Awesome throw here by Browne, and not an easy one at that.

This play is 100-percent the product of edge running success. Watch Illinois’ defense shifting like a school of fish from Mockobee to the threat of Browne keeping, allowing Tibbs to sneak behind everybody after his DB bit on the QB.

Also, a new motion.

Speaking of new motions, where has this sort of thing been all season? This is the kind of stuff that if you run it once or twice early on, now defenses have to consider the possibility and maybe they’re suddenly not in your backfield and laying on your quarterback as quickly.

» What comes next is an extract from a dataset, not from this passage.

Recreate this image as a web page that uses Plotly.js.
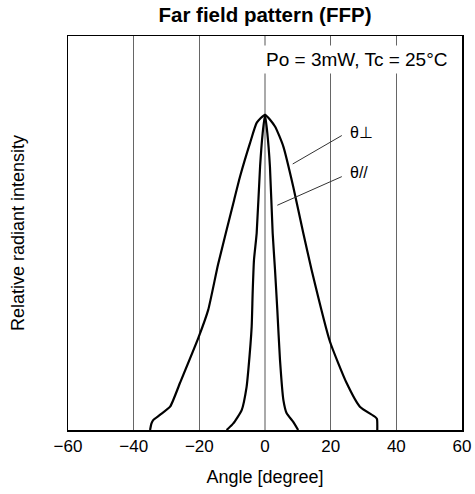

This, too. This is kinda Tebow-ish. The quarterback part, not the tight end part.

THIRD-AND-LONG DEFENSE

No way around it. This game was decided by third-and-long, as three third-and-long conversions led to 17 Illinois points, including the game-tying field goal.

Truth be told, yeah, Purdue could have been better, but Luke Altmyer made some big-time plays and deserves credit. Purdue had to get to him faster and just didn’t.

This is just a great crunch-time play after Purdue did get real pressure

This, though, is that three-man rush that killed you at Wisconsin. There’s a little bit of organic push this time but not enough. This play was the disaster of the game.

This is just an elite throw into a tight window.